— Start Supplied data —
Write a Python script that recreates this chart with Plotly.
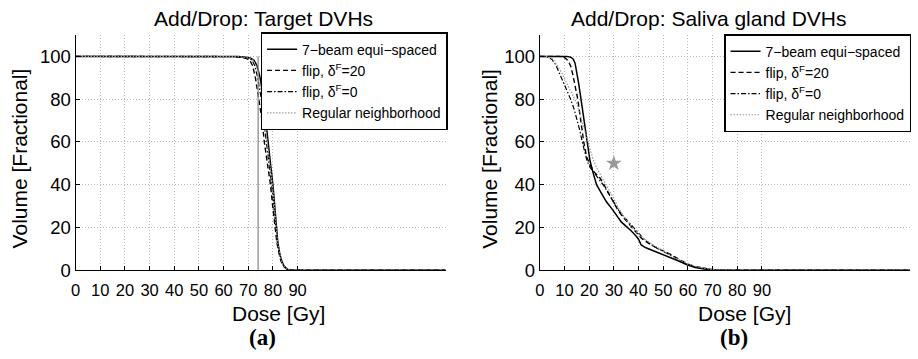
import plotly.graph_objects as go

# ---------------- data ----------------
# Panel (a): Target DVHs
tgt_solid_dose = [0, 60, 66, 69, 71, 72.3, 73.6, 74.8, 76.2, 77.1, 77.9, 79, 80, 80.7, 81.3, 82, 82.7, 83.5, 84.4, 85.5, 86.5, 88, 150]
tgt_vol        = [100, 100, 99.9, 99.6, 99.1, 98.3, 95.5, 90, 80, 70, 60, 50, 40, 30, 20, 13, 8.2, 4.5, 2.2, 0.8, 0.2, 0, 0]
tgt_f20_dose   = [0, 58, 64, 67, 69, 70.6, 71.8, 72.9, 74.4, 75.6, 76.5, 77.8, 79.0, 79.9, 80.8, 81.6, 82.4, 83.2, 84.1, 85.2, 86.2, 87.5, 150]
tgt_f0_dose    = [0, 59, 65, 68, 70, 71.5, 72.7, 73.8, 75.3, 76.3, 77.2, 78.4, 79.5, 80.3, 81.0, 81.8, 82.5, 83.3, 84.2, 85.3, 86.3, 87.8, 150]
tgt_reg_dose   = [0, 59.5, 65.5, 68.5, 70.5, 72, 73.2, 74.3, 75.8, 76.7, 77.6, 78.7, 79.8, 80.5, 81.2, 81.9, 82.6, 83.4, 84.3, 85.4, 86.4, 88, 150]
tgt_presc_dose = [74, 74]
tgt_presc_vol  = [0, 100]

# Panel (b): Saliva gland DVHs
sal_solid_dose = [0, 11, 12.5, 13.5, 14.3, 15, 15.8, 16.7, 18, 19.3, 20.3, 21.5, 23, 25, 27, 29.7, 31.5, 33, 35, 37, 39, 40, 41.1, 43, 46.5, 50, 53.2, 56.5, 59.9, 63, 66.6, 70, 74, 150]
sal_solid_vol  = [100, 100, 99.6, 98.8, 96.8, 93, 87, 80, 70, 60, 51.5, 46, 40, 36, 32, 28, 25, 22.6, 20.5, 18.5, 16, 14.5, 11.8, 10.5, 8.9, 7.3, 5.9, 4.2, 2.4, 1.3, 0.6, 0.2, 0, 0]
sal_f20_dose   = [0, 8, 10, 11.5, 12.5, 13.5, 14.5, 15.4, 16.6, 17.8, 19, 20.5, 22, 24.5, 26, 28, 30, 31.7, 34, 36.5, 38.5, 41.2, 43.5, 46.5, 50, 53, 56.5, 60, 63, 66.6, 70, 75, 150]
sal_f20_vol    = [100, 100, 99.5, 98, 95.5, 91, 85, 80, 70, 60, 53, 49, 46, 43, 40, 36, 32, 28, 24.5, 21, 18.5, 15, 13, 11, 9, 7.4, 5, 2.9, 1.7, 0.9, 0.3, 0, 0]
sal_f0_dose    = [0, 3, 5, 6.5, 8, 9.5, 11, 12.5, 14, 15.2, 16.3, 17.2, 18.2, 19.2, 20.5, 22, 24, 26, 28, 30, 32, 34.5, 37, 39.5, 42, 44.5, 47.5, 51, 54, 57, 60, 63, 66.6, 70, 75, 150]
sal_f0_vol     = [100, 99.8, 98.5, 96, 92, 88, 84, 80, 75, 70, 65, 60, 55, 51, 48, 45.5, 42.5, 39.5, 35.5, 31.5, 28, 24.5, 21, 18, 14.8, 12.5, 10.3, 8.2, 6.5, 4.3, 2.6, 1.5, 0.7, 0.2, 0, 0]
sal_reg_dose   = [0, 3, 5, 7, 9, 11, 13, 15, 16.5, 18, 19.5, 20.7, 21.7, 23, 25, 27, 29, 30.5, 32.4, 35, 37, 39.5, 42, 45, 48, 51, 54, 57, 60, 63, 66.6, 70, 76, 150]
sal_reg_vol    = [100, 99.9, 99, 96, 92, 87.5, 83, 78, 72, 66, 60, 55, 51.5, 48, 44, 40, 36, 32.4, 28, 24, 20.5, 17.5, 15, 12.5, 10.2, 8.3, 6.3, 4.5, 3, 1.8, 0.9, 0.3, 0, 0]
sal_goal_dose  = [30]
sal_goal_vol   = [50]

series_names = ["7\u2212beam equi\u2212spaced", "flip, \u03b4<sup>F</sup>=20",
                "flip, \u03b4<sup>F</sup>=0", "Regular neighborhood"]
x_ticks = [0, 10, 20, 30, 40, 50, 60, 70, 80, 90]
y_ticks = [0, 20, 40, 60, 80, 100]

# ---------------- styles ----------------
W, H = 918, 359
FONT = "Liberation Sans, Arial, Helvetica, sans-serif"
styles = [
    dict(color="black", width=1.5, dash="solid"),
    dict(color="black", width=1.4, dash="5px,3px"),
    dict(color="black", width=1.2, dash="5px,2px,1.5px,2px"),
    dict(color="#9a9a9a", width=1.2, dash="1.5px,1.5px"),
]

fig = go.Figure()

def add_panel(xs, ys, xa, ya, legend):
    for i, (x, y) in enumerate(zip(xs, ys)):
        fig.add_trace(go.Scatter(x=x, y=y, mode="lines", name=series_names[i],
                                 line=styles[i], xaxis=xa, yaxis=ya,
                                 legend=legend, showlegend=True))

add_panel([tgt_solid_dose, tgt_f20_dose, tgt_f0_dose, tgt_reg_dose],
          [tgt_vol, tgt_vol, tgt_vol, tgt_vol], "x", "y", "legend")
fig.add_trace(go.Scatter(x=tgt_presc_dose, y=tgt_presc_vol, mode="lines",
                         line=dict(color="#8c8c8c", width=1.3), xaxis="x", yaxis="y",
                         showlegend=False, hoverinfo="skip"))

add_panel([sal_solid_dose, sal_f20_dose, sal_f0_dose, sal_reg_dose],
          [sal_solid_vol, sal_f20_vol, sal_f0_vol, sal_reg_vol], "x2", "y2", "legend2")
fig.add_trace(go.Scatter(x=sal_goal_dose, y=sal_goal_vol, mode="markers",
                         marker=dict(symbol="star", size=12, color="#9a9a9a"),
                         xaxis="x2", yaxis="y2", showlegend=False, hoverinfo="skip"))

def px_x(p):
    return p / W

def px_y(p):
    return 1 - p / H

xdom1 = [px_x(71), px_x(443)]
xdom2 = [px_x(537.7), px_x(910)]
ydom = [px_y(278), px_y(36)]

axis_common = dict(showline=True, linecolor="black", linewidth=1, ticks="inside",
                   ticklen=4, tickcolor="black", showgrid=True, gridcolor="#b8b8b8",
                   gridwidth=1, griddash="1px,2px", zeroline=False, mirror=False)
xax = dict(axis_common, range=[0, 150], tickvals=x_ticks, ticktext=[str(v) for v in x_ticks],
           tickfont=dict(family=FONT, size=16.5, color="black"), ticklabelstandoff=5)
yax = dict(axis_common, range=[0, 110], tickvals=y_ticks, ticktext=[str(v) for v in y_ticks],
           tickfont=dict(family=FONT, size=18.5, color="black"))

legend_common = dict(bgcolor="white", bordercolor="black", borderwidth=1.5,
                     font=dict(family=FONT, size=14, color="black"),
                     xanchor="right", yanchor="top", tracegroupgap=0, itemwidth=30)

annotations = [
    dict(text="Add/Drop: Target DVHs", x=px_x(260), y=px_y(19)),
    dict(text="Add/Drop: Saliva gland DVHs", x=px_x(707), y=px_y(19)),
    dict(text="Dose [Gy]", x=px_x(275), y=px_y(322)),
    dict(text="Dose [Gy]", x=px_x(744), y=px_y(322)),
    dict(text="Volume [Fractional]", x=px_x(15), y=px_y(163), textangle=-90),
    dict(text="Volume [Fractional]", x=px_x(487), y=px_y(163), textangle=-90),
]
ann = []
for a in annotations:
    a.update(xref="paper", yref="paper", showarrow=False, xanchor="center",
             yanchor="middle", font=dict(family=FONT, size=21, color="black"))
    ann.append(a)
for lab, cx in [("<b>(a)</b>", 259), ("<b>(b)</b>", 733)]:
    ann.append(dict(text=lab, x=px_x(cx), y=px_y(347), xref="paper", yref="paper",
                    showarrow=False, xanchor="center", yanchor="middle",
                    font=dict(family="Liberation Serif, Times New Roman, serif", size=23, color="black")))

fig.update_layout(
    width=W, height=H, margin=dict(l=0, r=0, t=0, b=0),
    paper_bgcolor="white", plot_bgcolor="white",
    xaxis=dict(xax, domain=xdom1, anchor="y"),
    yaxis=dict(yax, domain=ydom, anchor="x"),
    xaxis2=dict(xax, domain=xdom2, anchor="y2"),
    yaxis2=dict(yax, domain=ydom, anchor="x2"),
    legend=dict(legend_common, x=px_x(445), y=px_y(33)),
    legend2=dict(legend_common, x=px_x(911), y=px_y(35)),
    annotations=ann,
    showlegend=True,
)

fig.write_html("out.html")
— End Supplied data —
**Stated problem**
Please reproduce the listing exactly from its opening line through the line that contains "import plotly.graph_objects as go", both included, with all pictures omitted.

**Reply**
Write a Python script that recreates this chart with Plotly.
import plotly.graph_objects as go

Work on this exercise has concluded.